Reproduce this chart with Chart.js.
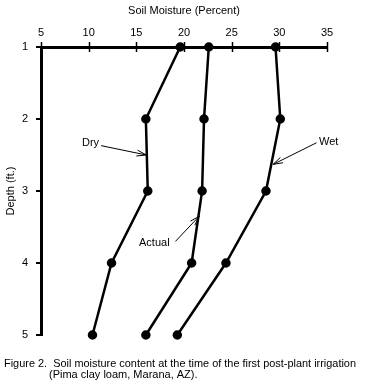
<!DOCTYPE html>
<html>
<head>
<meta charset="utf-8">
<script src="https://cdn.jsdelivr.net/npm/chart.js@4"></script>
<style>
  html, body { margin: 0; padding: 0; background: #fff; }
  #wrap { width: 374px; height: 385px; }
</style>
</head>
<body>
<div id="wrap"><canvas id="myChart" width="374" height="385"></canvas></div>
<script>
// profundidade (ft.)
const depths = [1, 2, 3, 4, 5];

// umidade do solo (%) por profundidade
const dry = [19.6, 16.0, 16.2, 12.4, 10.4];
const actual = [22.6, 22.1, 21.9, 20.8, 16.0];
const wet = [29.6, 30.1, 28.6, 24.4, 19.3];

const seriesNames = ['Dry', 'Actual', 'Wet'];
const xTicks = [5, 10, 15, 20, 25, 30, 35];
const yTicks = [1, 2, 3, 4, 5];

const caption = [
    'Figure 2.  Soil moisture content at the time of the first post-plant irrigation',
    '(Pima clay loam, Marana, AZ).'
];

const FONT = '"Liberation Sans", Arial, sans-serif';

function toPoints(vals) {
    return depths.map((d, i) => ({ x: vals[i], y: d }));
}

function serie(label, vals) {
    return {
        label: label,
        data: toPoints(vals),
        showLine: true,
        borderColor: '#000',
        backgroundColor: '#000',
        borderWidth: 2.5,
        pointRadius: 3.5,
        pointHoverRadius: 3.5,
        clip: false
    };
}

// setas e rotulos das series (coordenadas em valores dos eixos)
const setas = [
    { text: seriesNames[0], tx: 82, ty: 143, from: [11.3, 2.37], to: [16.05, 2.5] },
    { text: seriesNames[1], tx: 139, ty: 243, from: [19.1, 3.70], to: [21.6, 3.35] },
    { text: seriesNames[2], tx: 319, ty: 142, from: [33.9, 2.33], to: [29.35, 2.63] }
];

const extras = {
    id: 'extras',
    afterDraw(chart) {
        const ctx = chart.ctx;
        const xs = chart.scales.x, ys = chart.scales.y;
        const top = chart.chartArea.top;
        ctx.save();
        ctx.strokeStyle = '#000';
        // marcas do eixo x cruzando a linha
        ctx.lineWidth = 1.5;
        xTicks.forEach(v => {
            const px = Math.round(xs.getPixelForValue(v)) + 0.5;
            ctx.beginPath();
            ctx.moveTo(px, top - 5);
            ctx.lineTo(px, top + 5);
            ctx.stroke();
        });
        // setas
        ctx.font = '11px ' + FONT;
        ctx.fillStyle = '#000';
        ctx.textBaseline = 'middle';
        ctx.lineWidth = 1;
        setas.forEach(s => {
            const x1 = xs.getPixelForValue(s.from[0]), y1 = ys.getPixelForValue(s.from[1]);
            const x2 = xs.getPixelForValue(s.to[0]), y2 = ys.getPixelForValue(s.to[1]);
            ctx.beginPath();
            ctx.moveTo(x1, y1);
            ctx.lineTo(x2, y2);
            const ang = Math.atan2(y2 - y1, x2 - x1);
            [0.3, -0.3].forEach(d => {
                ctx.moveTo(x2, y2);
                ctx.lineTo(x2 - 10 * Math.cos(ang + d), y2 - 10 * Math.sin(ang + d));
            });
            ctx.stroke();
            ctx.fillText(s.text, s.tx, s.ty);
        });
        // legenda da figura
        ctx.textBaseline = 'alphabetic';
        ctx.fillText(caption[0], 4, 367, 352);
        ctx.fillText(caption[1], 49, 378);
        ctx.restore();
    }
};

const config = {
    type: 'scatter',
    data: {
        datasets: [serie(seriesNames[0], dry), serie(seriesNames[1], actual), serie(seriesNames[2], wet)]
    },
    options: {
        responsive: false,
        animation: false,
        layout: { padding: { left: 0, top: 0, right: 47, bottom: 50 } },
        scales: {
            x: {
                type: 'linear',
                position: 'top',
                min: 5,
                max: 35,
                afterBuildTicks: s => { s.ticks = xTicks.map(v => ({ value: v })); },
                afterFit: s => { s.height = 47; },
                ticks: {
                    color: '#000',
                    font: { family: FONT, size: 11 },
                    padding: 7
                },
                grid: { display: false, drawTicks: false },
                border: { display: true, color: '#000', width: 3 },
                title: {
                    display: true,
                    text: 'Soil Moisture (Percent)',
                    color: '#000',
                    font: { family: FONT, size: 11 },
                    padding: { top: 4, bottom: 4 }
                }
            },
            y: {
                type: 'linear',
                reverse: true,
                min: 1,
                max: 5,
                afterBuildTicks: s => { s.ticks = yTicks.map(v => ({ value: v })); },
                afterFit: s => { s.width = 41; },
                ticks: {
                    color: '#000',
                    font: { family: FONT, size: 11 },
                    padding: 8
                },
                grid: {
                    drawOnChartArea: false,
                    color: '#000',
                    lineWidth: 2,
                    tickLength: 5
                },
                border: { display: true, color: '#000', width: 3 },
                title: {
                    display: true,
                    text: 'Depth (ft.)',
                    color: '#000',
                    font: { family: FONT, size: 11 },
                    padding: { top: 4, bottom: 2 }
                }
            }
        },
        plugins: {
            legend: { display: false },
            tooltip: { enabled: false }
        }
    },
    plugins: [extras]
};

const myChart = new Chart(document.getElementById('myChart'), config);
</script>
</body>
</html>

# [What the task requires]
Leave out all pictures, then copy the remaining material exactly.

# [Reply to the task]
Reproduce this chart with Chart.js.
<!DOCTYPE html>
<html>
<head>
<meta charset="utf-8">
<script src="https://cdn.jsdelivr.net/npm/chart.js@4"></script>
<style>
  html, body { margin: 0; padding: 0; background: #fff; }
  #wrap { width: 374px; height: 385px; }
</style>
</head>
<body>
<div id="wrap"><canvas id="myChart" width="374" height="385"></canvas></div>
<script>
// profundidade (ft.)
const depths = [1, 2, 3, 4, 5];

// umidade do solo (%) por profundidade
const dry = [19.6, 16.0, 16.2, 12.4, 10.4];
const actual = [22.6, 22.1, 21.9, 20.8, 16.0];
const wet = [29.6, 30.1, 28.6, 24.4, 19.3];

const seriesNames = ['Dry', 'Actual', 'Wet'];
const xTicks = [5, 10, 15, 20, 25, 30, 35];
const yTicks = [1, 2, 3, 4, 5];

const caption = [
    'Figure 2.  Soil moisture content at the time of the first post-plant irrigation',
    '(Pima clay loam, Marana, AZ).'
];

const FONT = '"Liberation Sans", Arial, sans-serif';

function toPoints(vals) {
    return depths.map((d, i) => ({ x: vals[i], y: d }));
}

function serie(label, vals) {
    return {
        label: label,
        data: toPoints(vals),
        showLine: true,
        borderColor: '#000',
        backgroundColor: '#000',
        borderWidth: 2.5,
        pointRadius: 3.5,
        pointHoverRadius: 3.5,
        clip: false
    };
}

// setas e rotulos das series (coordenadas em valores dos eixos)
const setas = [
    { text: seriesNames[0], tx: 82, ty: 143, from: [11.3, 2.37], to: [16.05, 2.5] },
    { text: seriesNames[1], tx: 139, ty: 243, from: [19.1, 3.70], to: [21.6, 3.35] },
    { text: seriesNames[2], tx: 319, ty: 142, from: [33.9, 2.33], to: [29.35, 2.63] }
];

const extras = {
    id: 'extras',
    afterDraw(chart) {
        const ctx = chart.ctx;
        const xs = chart.scales.x, ys = chart.scales.y;
        const top = chart.chartArea.top;
        ctx.save();
        ctx.strokeStyle = '#000';
        // marcas do eixo x cruzando a linha
        ctx.lineWidth = 1.5;
        xTicks.forEach(v => {
            const px = Math.round(xs.getPixelForValue(v)) + 0.5;
            ctx.beginPath();
            ctx.moveTo(px, top - 5);
            ctx.lineTo(px, top + 5);
            ctx.stroke();
        });
        // setas
        ctx.font = '11px ' + FONT;
        ctx.fillStyle = '#000';
        ctx.textBaseline = 'middle';
        ctx.lineWidth = 1;
        setas.forEach(s => {
            const x1 = xs.getPixelForValue(s.from[0]), y1 = ys.getPixelForValue(s.from[1]);
            const x2 = xs.getPixelForValue(s.to[0]), y2 = ys.getPixelForValue(s.to[1]);
            ctx.beginPath();
            ctx.moveTo(x1, y1);
            ctx.lineTo(x2, y2);
            const ang = Math.atan2(y2 - y1, x2 - x1);
            [0.3, -0.3].forEach(d => {
                ctx.moveTo(x2, y2);
                ctx.lineTo(x2 - 10 * Math.cos(ang + d), y2 - 10 * Math.sin(ang + d));
            });
            ctx.stroke();
            ctx.fillText(s.text, s.tx, s.ty);
        });
        // legenda da figura
        ctx.textBaseline = 'alphabetic';
        ctx.fillText(caption[0], 4, 367, 352);
        ctx.fillText(caption[1], 49, 378);
        ctx.restore();
    }
};

const config = {
    type: 'scatter',
    data: {
        datasets: [serie(seriesNames[0], dry), serie(seriesNames[1], actual), serie(seriesNames[2], wet)]
    },
    options: {
        responsive: false,
        animation: false,
        layout: { padding: { left: 0, top: 0, right: 47, bottom: 50 } },
        scales: {
            x: {
                type: 'linear',
                position: 'top',
                min: 5,
                max: 35,
                afterBuildTicks: s => { s.ticks = xTicks.map(v => ({ value: v })); },
                afterFit: s => { s.height = 47; },
                ticks: {
                    color: '#000',
                    font: { family: FONT, size: 11 },
                    padding: 7
                },
                grid: { display: false, drawTicks: false },
                border: { display: true, color: '#000', width: 3 },
                title: {
                    display: true,
                    text: 'Soil Moisture (Percent)',
                    color: '#000',
                    font: { family: FONT, size: 11 },
                    padding: { top: 4, bottom: 4 }
                }
            },
            y: {
                type: 'linear',
                reverse: true,
                min: 1,
                max: 5,
                afterBuildTicks: s => { s.ticks = yTicks.map(v => ({ value: v })); },
                afterFit: s => { s.width = 41; },
                ticks: {
                    color: '#000',
                    font: { family: FONT, size: 11 },
                    padding: 8
                },
                grid: {
                    drawOnChartArea: false,
                    color: '#000',
                    lineWidth: 2,
                    tickLength: 5
                },
                border: { display: true, color: '#000', width: 3 },
                title: {
                    display: true,
                    text: 'Depth (ft.)',
                    color: '#000',
                    font: { family: FONT, size: 11 },
                    padding: { top: 4, bottom: 2 }
                }
            }
        },
        plugins: {
            legend: { display: false },
            tooltip: { enabled: false }
        }
    },
    plugins: [extras]
};

const myChart = new Chart(document.getElementById('myChart'), config);
</script>
</body>
</html>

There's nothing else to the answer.